The British pound tumbled to its lowest level in over a year on Thursday as a relentless sell-off in the UK government bond market gathered pace, sparking fears of a brewing sterling crisis. The intensifying rout piled further pressure on Chancellor Rachel Reeves, who has struggled to reassure investors since taking office last year.

Sterling slid by a cent against the US dollar to trade around $1.226, extending its recent losses and hitting its weakest point since November 2023. The drop came as yields on UK sovereign debt surged again, with borrowing costs on benchmark 10-year gilts climbing as high as 4.921% – a level not seen since the depths of the 2008 financial crisis.

Bond Market Mayhem Rattles Investors

The renewed turmoil in the gilt market has stoked concerns that investors are losing faith in the UK government’s ability to get a grip on the nation’s fiscal position. Reeves has come under fire in recent months over her handling of the economy and public finances.

“We’re not at the Truss/Kwarteng stage just yet, but things are clearly on very shaky ground indeed,” warned Michael Brown, senior research strategist at brokerage Pepperstone. He was referring to the disastrous mini-budget unveiled by former Prime Minister Liz Truss and then-Chancellor Kwasi Kwarteng in September 2022, which triggered a similar bond market rout and sent sterling spiraling.

Reeves Tries to Calm Jitters

In an unusual move, Chancellor Reeves released a statement late Wednesday insisting she has an “iron grip” on the UK’s coffers. It marked her second public intervention in as many days as the government races to quell the burgeoning market panic.

Despite the Chancellor’s best efforts, sterling slid further on Thursday while the UK’s borrowing costs continued their relentless march higher.

Some analysts warned that the pound’s precipitous fall, coupled with spiking bond yields, carried echoes of crises past. Martin Weale, a former Bank of England policymaker, suggested the current market anxiety bore a closer resemblance to the UK’s infamous 1976 bailout than the Truss budget debacle.

Firms Fret Over Tax Hikes

Compounding the gloomy outlook, a Bank of England survey released Thursday showed more than half of UK businesses plan to raise prices or slash jobs in response to Reeves’s looming increase in employer National Insurance contributions.

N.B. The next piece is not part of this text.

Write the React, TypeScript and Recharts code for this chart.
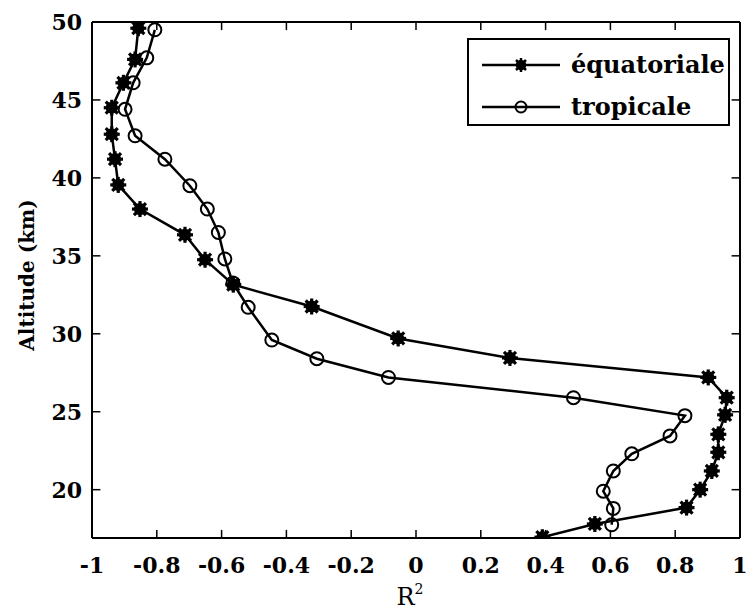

  • 61% expect to take a hit to profit margins
  • 54% plan to hike prices for customers
  • 53% anticipate cutting their workforce
  • 39% will likely reduce employee pay

The findings highlight the precarious position the Chancellor finds herself in. She is attempting a delicate balancing act between shoring up the battered public finances and avoiding tipping the economy into a painful recession.

No Easy Path Ahead

As the bond market rout deepens and sterling flounders, the Chancellor faces an unenviable task in trying to calm investors and restore confidence. With the UK economy already on shaky ground, Reeves will need to carefully weigh her next moves to avoid derailing the fragile recovery entirely.

But with public borrowing soaring, tax revenues under pressure, and inflation still running hot, she has precious little room for maneuver. The coming weeks and months will severely test the Chancellor’s mettle as she attempts to guide the UK through these treacherous economic and financial crosscurrents. For now, though, the relentless market turmoil shows no signs of abating.